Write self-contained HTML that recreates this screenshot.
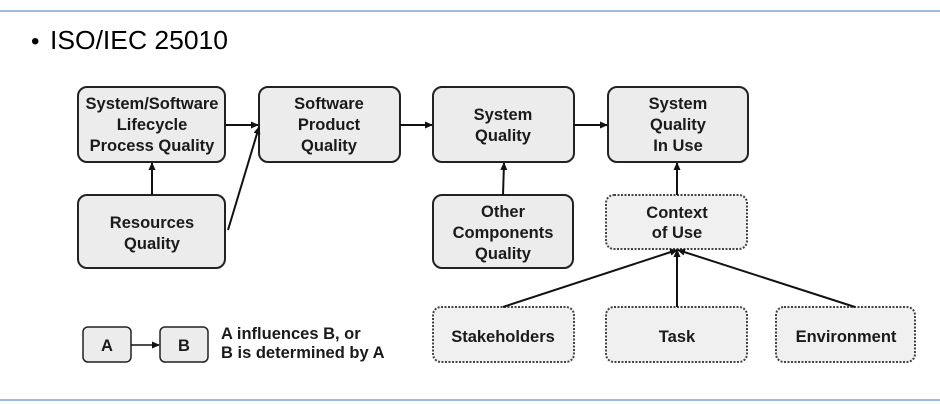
<!DOCTYPE html>
<html><head><meta charset="utf-8"><style>
html,body{margin:0;padding:0;background:#fff;width:940px;height:404px;overflow:hidden}
</style></head><body>
<svg width="940" height="404" viewBox="0 0 940 404" xmlns="http://www.w3.org/2000/svg">
<defs>
<marker id="ah" markerWidth="8" markerHeight="8" refX="7" refY="4" orient="auto" markerUnits="userSpaceOnUse">
<path d="M0,0.5 L8,4 L0,7.5 z" fill="#111"/></marker>
</defs>
<line x1="0" y1="11" x2="940" y2="11" stroke="#7aa6d6" stroke-width="1.5"/>
<line x1="0" y1="400" x2="940" y2="400" stroke="#7aa6d6" stroke-width="1.5"/>
<text x="31" y="49" font-family="Liberation Sans, sans-serif" font-size="24" fill="#000">•</text>
<text x="50" y="49" font-family="Liberation Sans, sans-serif" font-size="26" fill="#000" textLength="178" lengthAdjust="spacingAndGlyphs">ISO/IEC 25010</text>
<g fill="#ececec" stroke="#222" stroke-width="2">
<rect x="78" y="87" width="147" height="75" rx="9"/>
<rect x="259" y="87" width="141" height="75" rx="9"/>
<rect x="433" y="87" width="141" height="75" rx="9"/>
<rect x="608" y="87" width="140" height="75" rx="9"/>
<rect x="78" y="195" width="147" height="73" rx="9"/>
<rect x="433" y="195" width="140" height="73" rx="9"/>
<rect x="83" y="327" width="48" height="35" rx="5" stroke-width="1.5"/>
<rect x="160" y="327" width="48" height="35" rx="5" stroke-width="1.5"/>
</g>
<g fill="#f0f0f0" stroke="#444" stroke-width="2" stroke-dasharray="2,1.5">
<rect x="606" y="195" width="141" height="54" rx="8"/>
<rect x="433" y="307" width="141" height="55" rx="8"/>
<rect x="606" y="307" width="141" height="55" rx="8"/>
<rect x="776" y="307" width="139" height="55" rx="8"/>
</g>
<g stroke="#111" stroke-width="2" fill="none" marker-end="url(#ah)">
<line x1="225" y1="125" x2="258" y2="125"/>
<line x1="228" y1="230" x2="259" y2="127"/>
<line x1="152" y1="195" x2="152" y2="163"/>
<line x1="400" y1="125" x2="432" y2="125"/>
<line x1="574" y1="125" x2="607" y2="125"/>
<line x1="503" y1="195" x2="504" y2="163"/>
<line x1="677" y1="195" x2="677" y2="163"/>
<line x1="503" y1="307" x2="677" y2="250"/>
<line x1="677" y1="307" x2="677" y2="250"/>
<line x1="855" y1="307" x2="678" y2="250"/>
<line x1="131" y1="345" x2="159" y2="345" stroke-width="1.5"/>
</g>
<g font-family="Liberation Sans, sans-serif" font-weight="bold" font-size="16.5" fill="#1a1a1a" text-anchor="middle">
<text x="152" y="109">System/Software</text>
<text x="152" y="130">Lifecycle</text>
<text x="152" y="151">Process Quality</text>
<text x="329" y="109">Software</text>
<text x="329" y="130">Product</text>
<text x="329" y="151">Quality</text>
<text x="503" y="120">System</text>
<text x="503" y="141">Quality</text>
<text x="678" y="109">System</text>
<text x="678" y="130">Quality</text>
<text x="678" y="151">In Use</text>
<text x="152" y="228">Resources</text>
<text x="152" y="249">Quality</text>
<text x="503" y="217">Other</text>
<text x="503" y="238">Components</text>
<text x="503" y="259">Quality</text>
<text x="677" y="218">Context</text>
<text x="677" y="238">of Use</text>
<text x="503" y="342">Stakeholders</text>
<text x="677" y="342">Task</text>
<text x="846" y="342">Environment</text>
<text x="107" y="351">A</text>
<text x="184" y="351">B</text>
</g>
<g font-family="Liberation Sans, sans-serif" font-weight="bold" font-size="16.5" fill="#1a1a1a">
<text x="221" y="339">A influences B, or</text>
<text x="221" y="358">B is determined by A</text>
</g>
</svg>
</body></html>
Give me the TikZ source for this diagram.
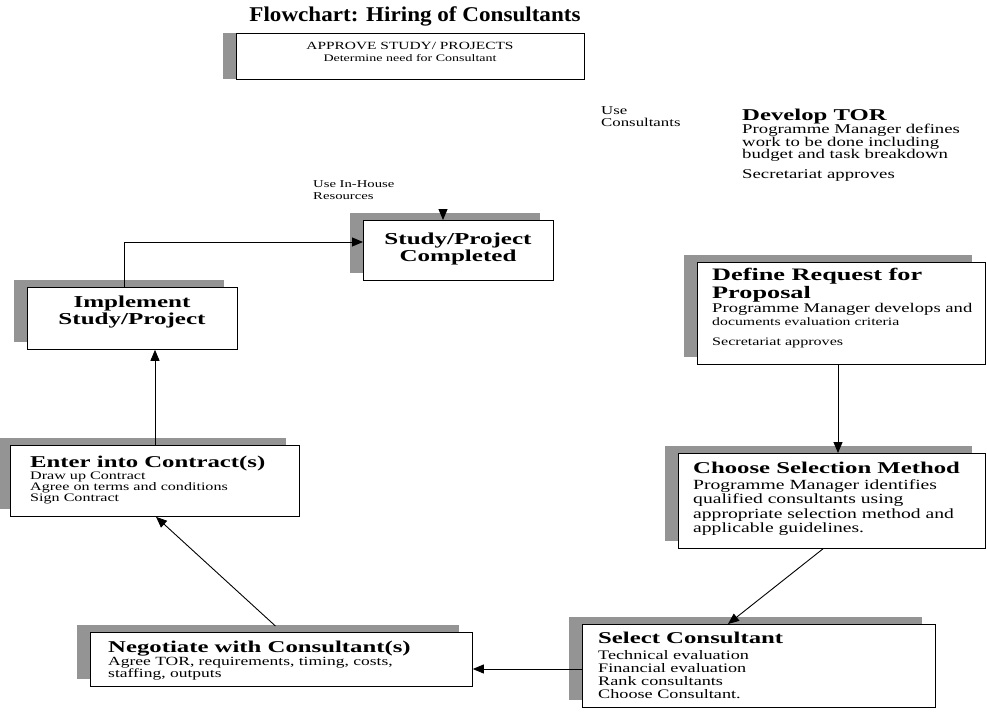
\documentclass[tikz,border=0pt]{standalone}
\usepackage{fontspec}
\setmainfont{Liberation Serif}
\newfontfamily\wreg{Liberation Serif}[FakeStretch=1.4]
\newfontfamily\wbold{Liberation Serif}[FakeStretch=1.5]
\newfontfamily\wtitle{Liberation Serif}[FakeStretch=1.1]
\usetikzlibrary{arrows.meta,shadows}
\begin{document}
\begin{tikzpicture}[x=1pt,y=-1pt,
 box/.style={draw=black, line width=0.8pt, fill=white, anchor=north west, inner sep=0pt,
   drop shadow={shadow xshift=-13pt, shadow yshift=#1, fill=black!42, opacity=1}},
 box/.default=7pt,
 hd/.style={font=\wbold\bfseries\fontsize{16.5}{18}\selectfont, inner sep=0pt, anchor=base west},
 hdm/.style={font=\wbold\bfseries\fontsize{#1}{17.5}\selectfont, inner sep=0pt, anchor=north west, align=left},
 bd/.style={inner sep=0pt, anchor=north west, align=left},
 arr/.style={draw=black, line width=0.9pt, -{Triangle[length=11pt,width=9pt]}}]

\useasboundingbox (0,0) rectangle (987,714);
\fill[white] (0,0) rectangle (987,714);

% title
\node[font=\wtitle\bfseries\fontsize{21}{24}\selectfont, inner sep=0pt] (title) at (415,16) {Flowchart: Hiring of Consultants};

% boxes
\node[box=0pt, minimum width=348pt, minimum height=46pt] (approve) at (236,33) {};
\node[box, minimum width=190pt, minimum height=60pt] (study) at (363,220) {};
\node[box, minimum width=210pt, minimum height=62pt] (impl) at (27,287) {};
\node[box, minimum width=288pt, minimum height=102pt] (define) at (697,262) {};
\node[box, minimum width=307pt, minimum height=95pt] (choose) at (678,453) {};
\node[box, minimum width=289pt, minimum height=71pt] (enter) at (10,445) {};
\node[box, minimum width=382pt, minimum height=54pt] (nego) at (90,632) {};
\node[box, minimum width=353pt, minimum height=83pt] (select) at (582,624) {};

% texts
\node[align=center, inner sep=0pt, font=\wreg\fontsize{11}{12.5}\selectfont] (approveT) at (410,52)
  {APPROVE STUDY/ PROJECTS\\{\fontsize{10}{12}\selectfont Determine need for Consultant}};

\node[bd, font=\wreg\fontsize{12}{12.5}\selectfont] (usec) at (601,106) {Use\\Consultants};

\node[hd] (torH) at (742,121) {Develop TOR};
\node[bd, font=\wreg\fontsize{13.4}{12.5}\selectfont] (torB) at (742,124)
  {Programme Manager defines\\work to be done including\\budget and task breakdown\\[7pt]Secretariat approves};

\node[bd, font=\wreg\fontsize{10.5}{12}\selectfont] (inh) at (313,180) {Use In-House\\Resources};

\node[align=center, inner sep=0pt, font=\wbold\bfseries\fontsize{16.7}{17.5}\selectfont] (studyT) at (458,249)
  {Study/Project\\Completed};

\node[align=center, inner sep=0pt, font=\wbold\bfseries\fontsize{16.7}{17.5}\selectfont] (implT) at (132,312)
  {Implement\\Study/Project};

\node[hdm=17.5] (defH) at (712,268) {Define Request for\\Proposal};
\node[bd, font=\wreg\fontsize{13.3}{13}\selectfont] (defB) at (712,303)
  {Programme Manager develops and\\{\fontsize{11.3}{13}\selectfont documents evaluation criteria}\\[7pt]{\fontsize{11.5}{13}\selectfont Secretariat approves}};

\node[hd] (chooseH) at (693,473) {Choose Selection Method};
\node[bd, font=\wreg\fontsize{14}{14.5}\selectfont] (chooseB) at (693,479)
  {Programme Manager identifies\\qualified consultants using\\appropriate selection method and\\applicable guidelines.};

\node[hd] (enterH) at (30,467) {Enter into Contract(s)};
\node[bd, font=\wreg\fontsize{11.5}{11}\selectfont] (enterB) at (30,472)
  {Draw up Contract\\Agree on terms and conditions\\Sign Contract};

\node[hd] (negoH) at (108,652) {Negotiate with Consultant(s)};
\node[bd, font=\wreg\fontsize{12.5}{12}\selectfont] (negoB) at (108,657.5)
  {Agree TOR, requirements, timing, costs,\\staffing, outputs};

\node[hd] (selectH) at (598,643) {Select Consultant};
\node[bd, font=\wreg\fontsize{13}{13}\selectfont] (selectB) at (598,650)
  {Technical evaluation\\Financial evaluation\\Rank consultants\\Choose Consultant.};

% connectors
\coordinate (k1) at (124,242);
\draw[arr] (impl.north -| k1) |- (study.west |- k1);
\coordinate (k2) at (443,209);
\draw[arr] (k2) -- (study.north -| k2);
\coordinate (k3) at (155,0);
\draw[arr] (enter.north -| k3) -- (impl.south -| k3);
\coordinate (k4) at (282,0);
\coordinate (k5) at (156,0);
\draw[arr, shorten <=9pt] (nego.north -| k4) -- (enter.south -| k5);
\coordinate (k6) at (0,669);
\draw[arr] (select.west |- k6) -- (nego.east |- k6);
\coordinate (k7) at (823,0);
\coordinate (k8) at (728,0);
\draw[arr] (choose.south -| k7) -- (select.north -| k8);
\coordinate (k9) at (838,0);
\draw[arr] (define.south -| k9) -- (choose.north -| k9);
\end{tikzpicture}
\end{document}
——
Collect every line with the string "this" from the records, and copy each.

## [Right answer]
Write self-contained HTML that recreates this screenshot.
Give me the TikZ source for this diagram.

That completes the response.